● Required work
Could the lines from the start of the data through the line with "import plotly.graph_objects as go" be set down exactly, with no pictures among them?

=== Data to use ===

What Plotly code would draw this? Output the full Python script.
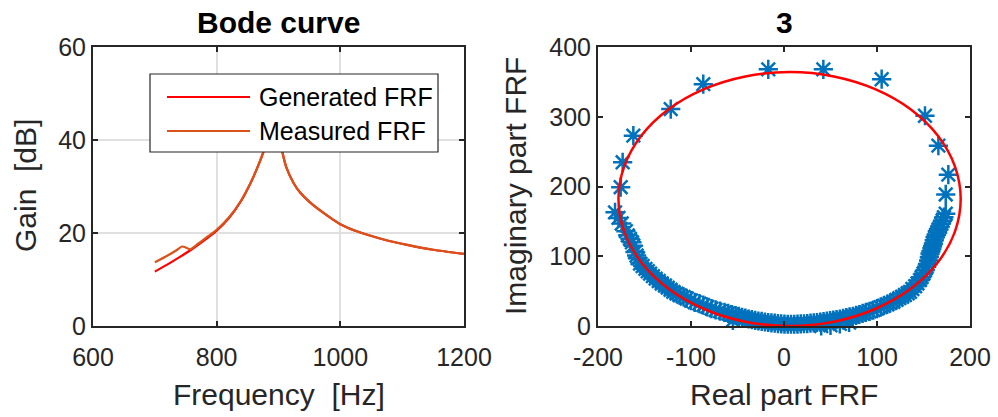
import plotly.graph_objects as go

# ---------------- data: Bode curve ----------------
gen_freq = [700, 720, 740, 760, 780, 800, 820, 840, 855, 865, 876, 884, 889, 892,
            895, 900, 906, 913, 925, 935, 950, 970, 1000, 1030, 1070, 1110, 1150, 1200]
gen_gain = [11.7, 13.2, 14.8, 16.5, 18.4, 20.5, 23.2, 27.0, 30.8, 33.8, 37.6, 42.0, 47.0, 50.0,
            47.0, 42.0, 37.6, 34.0, 30.6, 28.7, 26.7, 24.6, 21.9, 20.2, 18.6, 17.4, 16.4, 15.5]

meas_freq = [700, 720, 735, 744, 750, 757, 770, 785, 800, 820, 840, 855, 865, 876, 884, 889, 892,
             895, 900, 906, 913, 925, 935, 950, 970, 1000, 1030, 1070, 1110, 1150, 1200]
meas_gain = [13.7, 15.1, 16.3, 17.1, 16.9, 16.5, 17.7, 19.2, 20.7, 23.4, 27.1, 30.8, 33.8, 37.6, 42.0, 47.0, 50.0,
             47.0, 42.0, 37.6, 34.0, 30.6, 28.7, 26.7, 24.6, 21.9, 20.2, 18.6, 17.4, 16.4, 15.5]

# ---------------- data: Nyquist (measured points) ----------------
meas_re = [-181.7, -178, -174.5, -170, -168, -165.6, -163.5, -162, -160.2, -158.5, -157, -154.8, -152,
           -149, -146.5, -144, -141, -138, -134.7, -131.5, -128, -125, -122, -119, -115.5, -112,
           -108, -104.6, -100, -96, -91, -86.8, -82.5, -78, -73.5, -68.8, -64, -60, -56, -52, -48.5,
           -45, -41.5, -38, -34.5, -31, -27.5, -24, -20.5, -17, -13.5, -10, -6.5, -3, 0.5, 4, 7.5,
           11, 14.5, 18, 21.5, 25, 28.5, 32, 35.5, 39, 42.5, 46, 49.5, 53, 56.5, 60, 63.5, 67, 70.5,
           74, 77.5, 81, 84.5, 88, 92, 96, 100, 104, 107.5, 111, 114, 117.5, 121, 124, 127, 130, 133,
           135.5, 138, 141, 143.5, 146.2, 148, 150, 151.7, 153.4, 154.5, 155.5, 156.3, 157, 158, 159,
           159.8, 160.6, 161.5, 162.4, 163.7, 165, 166.3, 167.7, 169, 170.5, 172, 173.9,
           173.9, 176.7, 166, 151.6, 105, 42.3, -16.9, -86.8, -121.8, -162, -173.5, -175.6,
           -40, -30, -20, -10, 0, 10, 20, 30, 40, 50, 60, -55, 70]
meas_im = [163, 155, 147, 136, 130, 125, 120, 115, 106, 101, 97, 89.5, 86,
           82, 78.5, 75, 71.5, 68, 64.5, 61, 58, 55, 52, 49, 46.5, 44,
           41.7, 39.5, 36.5, 34, 32, 30, 27.5, 25, 23, 21.4, 19.5, 18, 16.5, 15, 13.7,
           12.5, 11.2, 10, 9, 8, 7.2, 6.5, 5.7, 5, 4.5, 4, 3.5, 3, 2.7, 2.5, 2.5,
           2.5, 2.7, 3, 3.2, 3.5, 4, 4.5, 5, 5.5, 6.2, 7, 7.7, 8.5, 9.2, 10, 11, 12, 13,
           14, 15.2, 16.5, 18, 19.5, 21, 22.9, 25, 27, 29, 31, 33, 34.8, 37.5, 40, 42, 44.5, 47,
           49, 53, 57, 61, 65.7, 70, 75, 80, 84.8, 89, 94, 99, 103.8, 107, 111,
           114.5, 118, 123, 127.6, 131, 135, 138.5, 141.9, 146.5, 151, 156, 161,
           188.6, 217, 258.6, 301.4, 353.8, 368, 368, 346.7, 311, 272.9, 234.7, 199,
           -2, -3, -4, -4, -4, -3, -2, -1, 0, 1, 3, 8, 5]

# ---------------- data: Nyquist (fitted circle) ----------------
circle_re = [190, 183.7, 165.3, 136.1, 98, 53.6, 6, -41.6, -86, -124.1, -153.3, -171.7, -178,
             -171.7, -153.3, -124.1, -86, -41.6, 6, 53.6, 98, 136.1, 165.3, 183.7, 190]
circle_im = [182, 229.1, 273, 310.7, 339.6, 357.8, 364, 357.8, 339.6, 310.7, 273, 229.1, 182,
             134.9, 91, 53.3, 24.4, 6.2, 0, 6.2, 24.4, 53.3, 91, 134.9, 182]

bode_xticks = [600, 800, 1000, 1200]
bode_yticks = [0, 20, 40, 60]
nyq_xticks = [-200, -100, 0, 100, 200]
nyq_xtext = ["-200", "-100", "0", "100", "200"]
nyq_yticks = [0, 100, 200, 300, 400]

RED = "#FF0000"
ORANGE = "#D95319"
BLUE = "#0072BD"
AX = "#262626"
FONT = "Liberation Sans, Arial, Helvetica, sans-serif"

W, H = 998, 417

def px_x(p):
    return p / W

def px_y(p):
    return 1 - p / H

fig = go.Figure()

fig.add_trace(go.Scatter(x=gen_freq, y=gen_gain, mode="lines", name="Generated FRF",
                         line=dict(color=RED, width=2.2, shape="spline", smoothing=0.7),
                         xaxis="x", yaxis="y", showlegend=False))
fig.add_trace(go.Scatter(x=meas_freq, y=meas_gain, mode="lines", name="Measured FRF",
                         line=dict(color=ORANGE, width=2.2, shape="spline", smoothing=0.7),
                         xaxis="x", yaxis="y", showlegend=False))

fig.add_trace(go.Scatter(x=meas_re, y=meas_im, mode="markers", name="Measured",
                         marker=dict(symbol="asterisk-open", size=16, color=BLUE,
                                     line=dict(color=BLUE, width=2.5)),
                         cliponaxis=False, xaxis="x2", yaxis="y2", showlegend=False))
fig.add_trace(go.Scatter(x=circle_re, y=circle_im, mode="lines", name="Fitted",
                         line=dict(color=RED, width=2.5, shape="spline", smoothing=1.0),
                         cliponaxis=False, xaxis="x2", yaxis="y2", showlegend=False))

ydom = [px_y(326), px_y(47)]
common = dict(showline=True, linecolor=AX, linewidth=2, mirror="ticks", ticks="inside",
              ticklen=5, tickwidth=1.5, tickcolor=AX, zeroline=False, automargin=False,
              tickfont=dict(family=FONT, size=25, color=AX))

fig.update_layout(
    template="none",
    width=W, height=H, margin=dict(l=0, r=0, t=0, b=0, pad=0, autoexpand=False),
    paper_bgcolor="white", plot_bgcolor="white", showlegend=False,
    xaxis=dict(domain=[px_x(93), px_x(464)], range=[600, 1200], tickvals=bode_xticks,
               ticklabelstandoff=8,
               showgrid=True, gridcolor="#E0E0E0", gridwidth=2, anchor="y", **common),
    yaxis=dict(domain=ydom, range=[0, 60], tickvals=bode_yticks,
               showgrid=True, gridcolor="#E0E0E0", gridwidth=2, anchor="x", **common),
    xaxis2=dict(domain=[px_x(598), px_x(970)], range=[-200, 200], tickvals=nyq_xticks,
                ticktext=nyq_xtext, ticklabelstandoff=8, showgrid=False, anchor="y2", **common),
    yaxis2=dict(domain=ydom, range=[0, 400], tickvals=nyq_yticks,
                showgrid=False, anchor="x2", **common),
)

ann = []
def text(x, y, s, size, color=AX, angle=0, bold=False, xanchor="center"):
    ann.append(dict(x=px_x(x), y=px_y(y), xref="paper", yref="paper", text=s,
                    showarrow=False, textangle=angle, xanchor=xanchor, yanchor="middle",
                    font=dict(family=FONT, size=size, color=color,
                              weight="bold" if bold else "normal")))

text(278.5, 22, "Bode curve", 30, color="#000000", bold=True)
text(784, 22, "3", 30, color="#000000", bold=True)
text(278.5, 394, "Frequency  [Hz]", 30)
text(784, 394, "Real part FRF", 30)
text(25, 186, "Gain  [dB]", 30, angle=-90)
text(515, 186, "Imaginary part FRF", 30, angle=-90)
# legend (drawn manually to match long line samples)
text(257, 97, "Generated FRF", 25, color="#000000", xanchor="left")
text(257, 131, "Measured FRF", 25, color="#000000", xanchor="left")
fig.update_layout(annotations=ann)

shapes = [
    dict(type="rect", xref="paper", yref="paper", x0=px_x(150), x1=px_x(438),
         y0=px_y(152), y1=px_y(74), line=dict(color=AX, width=1.2), fillcolor="white", layer="above"),
    dict(type="line", xref="paper", yref="paper", x0=px_x(167), x1=px_x(250),
         y0=px_y(97), y1=px_y(97), line=dict(color=RED, width=2.2), layer="above"),
    dict(type="line", xref="paper", yref="paper", x0=px_x(167), x1=px_x(250),
         y0=px_y(131), y1=px_y(131), line=dict(color=ORANGE, width=2.2), layer="above"),
]
fig.update_layout(shapes=shapes)

fig.write_html("out.html")
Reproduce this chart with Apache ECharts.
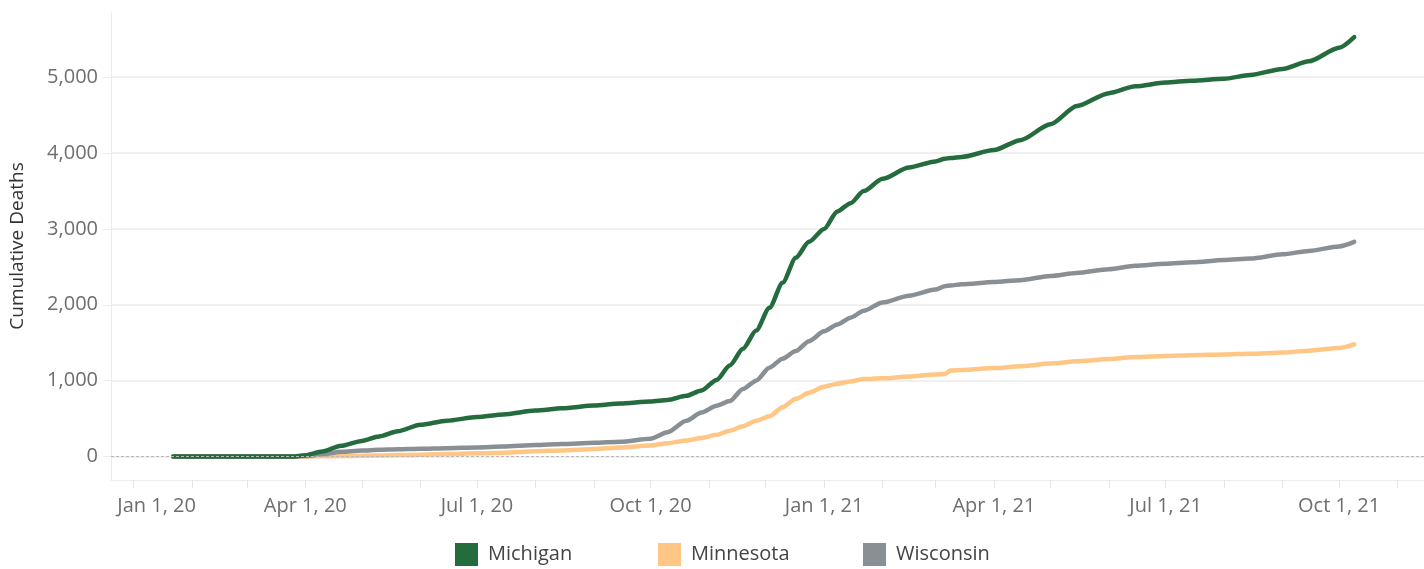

===

● Response to the exercise
What Plotly code would draw this? Output the full Python script.
import plotly.graph_objects as go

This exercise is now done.